The Bristol 29.9 is an American sailboat that was designed by Halsey Chase Herreshoff as a Midget Offshore Racing Class and International Offshore Rule racer and first built in 1977.

==Production==
The design was built between 1977 and 1986 by Bristol Yachts in Bristol, Rhode Island, United States, but it is now out of production. Total production was 216 examples.

==Design==
The Bristol 29.9 is a recreational keelboat, built predominantly of fiberglass, with wood trim. It has a masthead sloop rig, a spooned raked stem, a vertical transom, a skeg-mounted rudder controlled by a wheel and a fixed fin keel or optionally, a stub keel and centerboard. It displaces 8650 lb and carries 3600 lb of lead ballast.

The keel-equipped version of the boat has a draft of 4.33 ft, while the centerboard-equipped version has a draft of 7.5 ft with the centerboard extended and 3.5 ft with it retracted.

A taller rig for use in areas with lighter winds was an option. The tall mast was about 2.5 ft taller than standard.

The design was initially fitted with a Universal Atomic 4 gasoline engine, but this was replaced in production by a Yanmar diesel engine of 15 hp. Later a Universal diesel engine of 16 hp was used. The fuel tank holds 18 u.s.gal and the fresh water tank has a capacity of 63 u.s.gal.

The boat had two factory cabin layouts that were available, differing in the galley location. Both galley layouts have a stainless steel sink and a two-burner stove. The head has a privacy door and is located forward, just aft of the bow "V"-berth. Additional sleeping space is provided by the dinette settee, a second settee and an aft berth, for a total sleeping accommodation for six people. Interior wood trim is mahogany while the cabin sole is teak.

Ventilation is provided by a scoop-type ventilator forward of the mast, a skylight hatch over the cabin table and a second hatch above the forward cabin. There are ten cabin ports.

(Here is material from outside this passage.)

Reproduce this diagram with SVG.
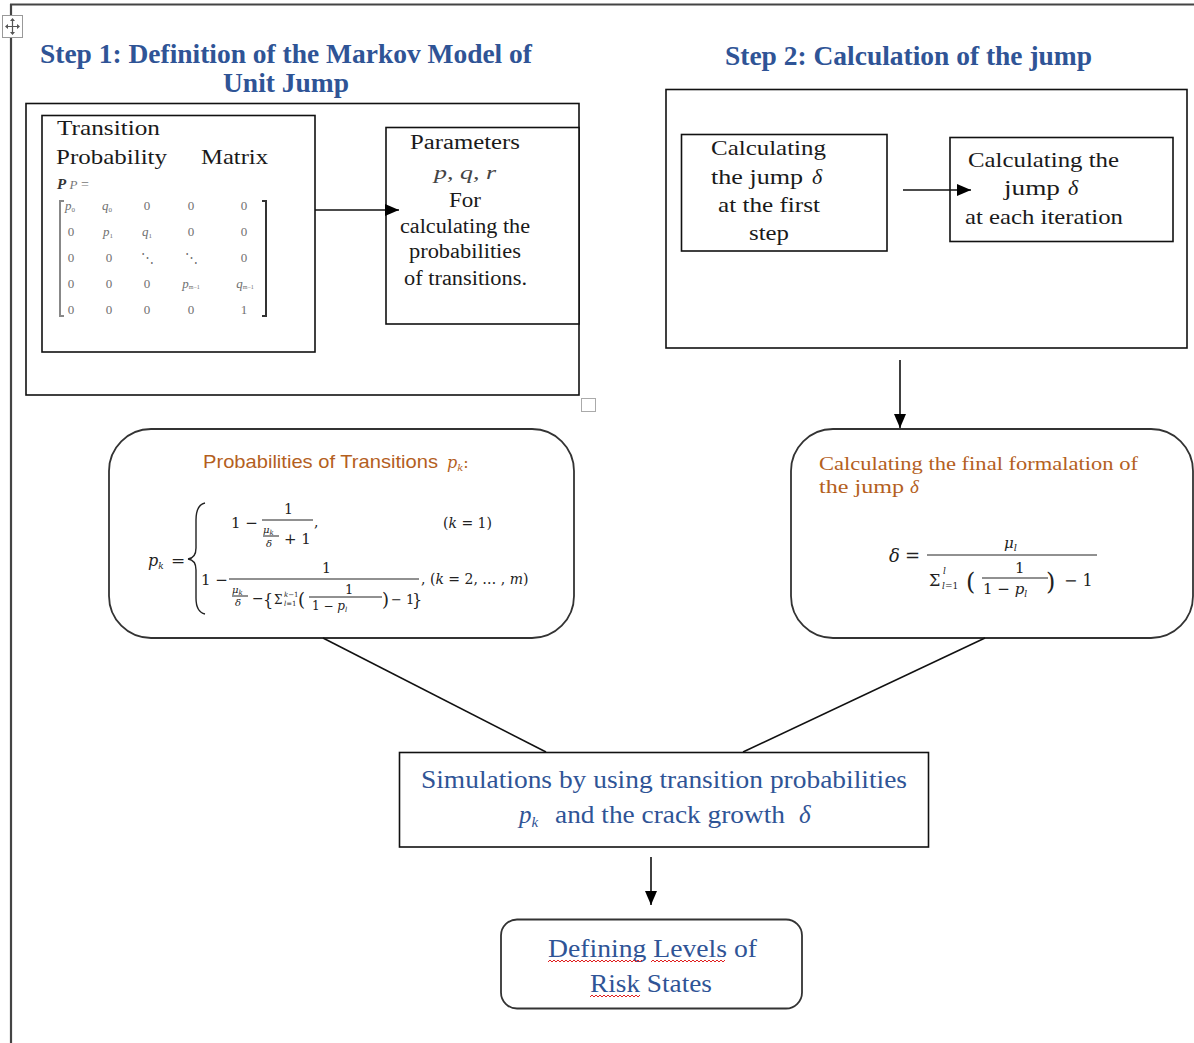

The boat has jiffy reefing genoa tracks and four cockpit winches. The mainsheet traveler is mounted on the cabin top.

The design has a PHRF racing average handicap of 193.

==Operational history==
In a 2005 review in Good Old Boat magazine, writer Karen Larson, described the design, "the 29.9 was designed to race under the International Off-shore Rule (IOR) and Midget Ocean Racing Club (MORC) rules, but people soon realized that it made a better cruiser than racer. At 29 feet 11 inches with a 10-foot 2-inch beam and displacing 8,650 pounds with 3,600 pounds of ballast, it was called “less-than-sprightly” by Practical Sailor."

Jack Hornor, reviewing the design in 2017, in The Spinsheet, noted, "owners report a well mannered boat and general satisfaction with her speed and performance. There is a large rudder that provides a responsive helm and a good sized skeg forward of the rudder for good directional control and to aid in keeping those pesky crab pots off the propeller. I would expect that, with a ballast/displacement ratio of 42%, a relatively wide beam of 10’ 2" and a conservative sail/displacement ratio of 14.8, this is a boat that would stand up to a blow quite well. On the other hand, we sail here on the Chesapeake where summertime winds are often light. I would think a good light air number one genoa would be essential equipment around here."